National Treasure: Book of Secrets
a movie
IMDb | Netflix
Overall Rating: 6/10
Meets Expectations: -2
Apparent Rating: 4/10
If you go into National Treasure or the sequel National Treasure: Book of Secrets with the understanding that it is an action movie and the plot was never intended to make sense, you are likely to be averagely pleased with the experience. You’d never go into a toilet-level comedy expecting great dramatic acting or intelligent reactions from the characters— the idea is that the people in those movies are as butt-stupid as people can be while still standing upright. The National Treasure movies purport to be about really smart people who have treasure hunting adventures, but for the most part, they make bizarre leaps of logic and there is zero rationale for their behavior. The characters are smart because the writers said they were smart, not because we can see it.
I watched the sequel telling myself that it was going to be dumbed down for the average pre-teen to enjoy. There couldn’t be any real science in it. There couldn’t be any real philosophy. There couldn’t be real relationships. So there would be action and violence and mediocre efforts from actors who know that any good work will spoil the mood.

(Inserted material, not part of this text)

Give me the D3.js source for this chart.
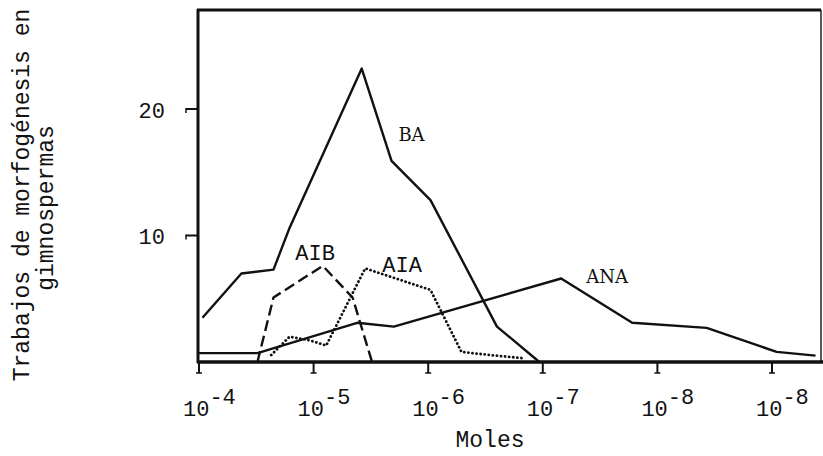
<!DOCTYPE html>
<html>
<head>
<meta charset="utf-8">
<script src="https://cdn.jsdelivr.net/npm/d3@7"></script>
<style>
  body { margin: 0; background: #fff; }
  svg { display: block; }
  text { font-family: "Liberation Mono", "DejaVu Sans Mono", monospace; fill: #111; }
</style>
</head>
<body>
<svg width="823" height="456"></svg>
<script>
// Data: x is the tick position along the concentration axis (0 = 10^-4, 1 = 10^-5 ...)
let tickPos = [0, 1, 2, 3, 4, 5];
let tickExp = ["-4", "-5", "-6", "-7", "-8", "-8"];
let yTicks = [10, 20];

let baX = [0.03, 0.37, 0.65, 0.79, 1.42, 1.68, 2.02, 2.60, 2.97];
let baY = [3.5, 7.0, 7.3, 10.6, 23.2, 15.9, 12.8, 2.8, 0];

let anaX = [0, 0.51, 1.38, 1.70, 3.16, 3.78, 4.43, 5.04, 5.38];
let anaY = [0.7, 0.7, 3.1, 2.8, 6.6, 3.1, 2.7, 0.8, 0.5];

let aibX = [0.51, 0.65, 1.08, 1.34, 1.51];
let aibY = [0, 5.1, 7.6, 5.1, 0];

let aiaX = [0.63, 0.79, 0.97, 1.11, 1.45, 2.02, 2.29, 2.54, 2.83];
let aiaY = [0.55, 2.0, 1.7, 1.3, 7.4, 5.7, 0.8, 0.55, 0.3];

// Set up dimensions
let svg = d3.select("svg");
const mLeft = 199, mRight = 821, mTop = 10, mBottom = 362;

let x = d3.scaleLinear().domain([0, 5]).range([mLeft, 772]);
let y = d3.scaleLinear().domain([0, 20]).range([mBottom, 109]);

/*************************************************************************/
// Frame
svg.append("line").attr("x1", mLeft - 1).attr("x2", mLeft - 1).attr("y1", mTop - 1).attr("y2", mBottom + 1)
  .attr("stroke", "#111").attr("stroke-width", 3);
svg.append("line").attr("x1", mLeft - 2).attr("x2", mRight).attr("y1", mTop).attr("y2", mTop)
  .attr("stroke", "#111").attr("stroke-width", 3);
svg.append("line").attr("x1", mRight).attr("x2", mRight).attr("y1", mTop).attr("y2", mBottom)
  .attr("stroke", "#222").attr("stroke-width", 1.5);
svg.append("line").attr("x1", mLeft - 2).attr("x2", 823).attr("y1", mBottom).attr("y2", mBottom)
  .attr("stroke", "#111").attr("stroke-width", 3.5);

// X ticks with small foot
let xt = svg.append("g").selectAll("g").data(tickPos).enter().append("g");
xt.append("line")
  .attr("x1", d => x(d)).attr("x2", d => x(d))
  .attr("y1", mBottom).attr("y2", mBottom + 11)
  .attr("stroke", "#111").attr("stroke-width", 2);
xt.append("line")
  .attr("x1", d => x(d) - 3).attr("x2", d => x(d) + 3)
  .attr("y1", mBottom + 11).attr("y2", mBottom + 11)
  .attr("stroke", "#111").attr("stroke-width", 1.5);

let xl = svg.append("g").selectAll("text").data(tickPos).enter().append("text")
  .attr("x", d => x(d) - 16)
  .attr("y", 416)
  .style("font-size", "22px");
xl.append("tspan").text("10");
xl.append("tspan").attr("dy", -12).text((d, i) => tickExp[i]);

// Y ticks with small hook
let yt = svg.append("g").selectAll("g").data(yTicks).enter().append("g");
yt.append("line")
  .attr("x1", mLeft - 13).attr("x2", mLeft)
  .attr("y1", d => y(d)).attr("y2", d => y(d))
  .attr("stroke", "#111").attr("stroke-width", 2);
yt.append("line")
  .attr("x1", mLeft - 13).attr("x2", mLeft - 13)
  .attr("y1", d => y(d) - 1).attr("y2", d => y(d) + 4)
  .attr("stroke", "#111").attr("stroke-width", 1.5);
yt.append("text")
  .attr("x", 165).attr("y", d => y(d) + 1)
  .attr("dy", "0.35em")
  .attr("text-anchor", "end")
  .style("font-size", "22px")
  .text(d => d);

// Axis titles
svg.append("text").attr("x", 490).attr("y", 447).attr("text-anchor", "middle")
  .style("font-size", "23px").text("Moles");
svg.append("text").attr("transform", "translate(29,195) rotate(-90)").attr("text-anchor", "middle")
  .style("font-size", "23px").text("Trabajos de morfogénesis en");
svg.append("text").attr("transform", "translate(53,208) rotate(-90)").attr("text-anchor", "middle")
  .style("font-size", "23px").text("gimnospermas");

/*************************************************************************/
// Curves
let line = d3.line().x(d => x(d[0])).y(d => y(d[1]));
let series = [
  { xs: baX, ys: baY, dash: null, cap: "butt" },
  { xs: anaX, ys: anaY, dash: null, cap: "butt" },
  { xs: aibX, ys: aibY, dash: "11 5", cap: "butt" },
  { xs: aiaX, ys: aiaY, dash: "0.1 4", cap: "round" }
];
svg.append("g").selectAll("path").data(series).enter().append("path")
  .attr("d", s => line(s.xs.map((v, i) => [v, s.ys[i]])))
  .attr("fill", "none")
  .attr("stroke", "#111")
  .attr("stroke-width", s => s.dash === "0.1 4" ? 2.8 : 2.4)
  .attr("stroke-linejoin", "round")
  .attr("stroke-linecap", s => s.cap)
  .attr("stroke-dasharray", s => s.dash);

// Series labels
let labels = [
  { t: "BA", lx: 1.74, ly: 17.5, serif: true },
  { t: "ANA", lx: 3.38, ly: 6.25, serif: true },
  { t: "AIB", lx: 0.84, ly: 8.1, serif: false },
  { t: "AIA", lx: 1.60, ly: 7.1, serif: false }
];
svg.append("g").selectAll("text").data(labels).enter().append("text")
  .attr("x", d => x(d.lx)).attr("y", d => y(d.ly))
  .style("font-family", d => d.serif ? "'DejaVu Serif', serif" : null)
  .style("font-size", d => d.serif ? "18px" : "22px")
  .text(d => d.t);
</script>
</body>
</html>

Even with that understanding, this was worse than I expected. The plot is ludicrous. It didn’t make sense and it makes smart people look like they have no loyalty or sense of fair play. The acting is actually worse than in the original. The conspiracy theory crud this is centered around is much weaker than the first movie. But the worst part is how the plot moves forward— there is a scene where an inscription is translated from French by random policemen on the street in Paris. They go from “the determined twins” to “resolute twins”. Because that exact word was chosen, the main character makes this leap to the HMS Resolute, from which desks for the Queen of England and the President of the United States were made. But I cannot name a single person who would have chosen “resolute” as a synonym for determined. I’m pretty sure if I asked a dozen people on the street, 11 of them couldn’t tell you what “resolute” means. It’s not common enough that a policeman’s translation would ever have come up with it.
I was also really disturbed by the movie showing a break-in and theft at Buckingham Palace being something that they’re not at all bothered to be doing, but breaking into the Oval Office is horrifying. The room the desk was in in Buckingham Palace was also an oval, but no one drew any sort of connection between them. It’s like they didn’t think England was a real sovereign country where that kind of behavior wouldn’t cause an international incident if they’d been caught. It was completely shocking, but not in an entertaining way.
There was one part of the movie I found really interesting, it’s when the main character talks about why he admires Abraham Lincoln, he said that before Lincoln, people said, “The United States are….” and after Lincoln they said, “The United States is….” He credits Lincoln with making us a single nation in everyone’s eyes. I really think that was an interesting discussion topic. Personally I think Lincoln was kind of horrible— he suspended the rights of all Americans because we were “at war”. He undermined Congress and the Supreme Court because they didn’t agree with him. His insistence on sudden emancipation destroyed the economies of a dozen states and the war reparations severely undermined the infrastructure and economic investment for those states. On one hand, we have an on-going atrocity that no one involved has any interest in stopping. On the other hand, war wasn’t the right answer. And certainly stripping everyone else of their rights in order to fight the war was hugely immoral. But the way we forgot to treat the losing states as part of our country after they lost did not help. It took another hundred years before we started enforcing legislation saying people who looked like former slaves were actually fully human. So it’s not like the Civil War really improved anything. If we’d skipped the war and spent the next 100 years fixing the Southern economies and changing how things worked, it would have been more effective and cheaper. So in my mind Lincoln was a fool and stirred up a ruckus for no real reason except he needed to be remembered.
I think I disliked this movie somewhat because it glorifies a President whose ego was already the size of Mount Rushmore.
I did not particularly like this movie, though it was somewhat amusing in parts. It can’t be any worse than a Will Farrell movie.